I like to play this game where I try to find the oldest and newest graves in the cemetery. I can tell you that you are very near some of the oldest now. Ones older than Graceland itself.
This is ‘Eternal Silence’ by renowned sculptor Lorado Taft, but around these parts, many of us simply call it ‘The Statue of Death…’ You can see what I mean. It is believed by some that by staring into its closed matte black eyes long enough, one will see the way of their own demise. Friends before you have left pennies and other offerings here to appease the dark force that lives within the bronze.
The statue marks the burial site of one Dexter Graves, an early settler of Chicago and an example of a person who was previously interred in the first City Cemetery before being transferred here some decades after his death. Yes, it is mere confidence that the man buried under the Statue of Death is named ‘Graves.’ Remember, there’s always something to be discovered beyond the grave… or maybe just behind it.
A brother to this ‘Eternal Silence’ statue can be found on the south side of the city, in the ‘Fountain of Time’ statue at the far west end of the historic Midway Plaisance. That other Taft sculpture also features a hooded ‘statue of death’ or more appropriately ‘father time figure.

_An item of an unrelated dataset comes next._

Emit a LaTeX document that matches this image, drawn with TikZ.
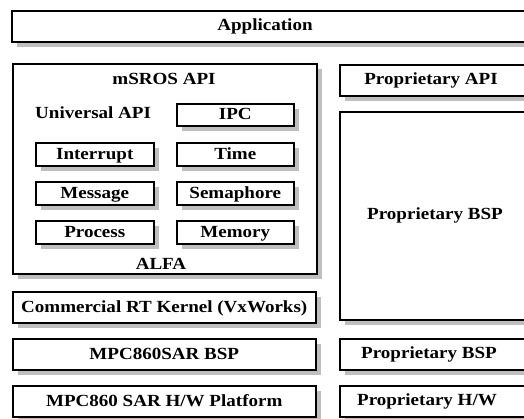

Scoot thirty feet over to your left and you’ll find the low-lying marker for famed architect William Le Baron Jenney who designed the world’s first skyscraper. His Manhattan Building is a National Historic Landmark found in the Printing House Row District in the Loop. The steel-skeleton latticework for which he would become famous is featured on the tombstone. He also was a contributor to the landscape architecture of Graceland Cemetery.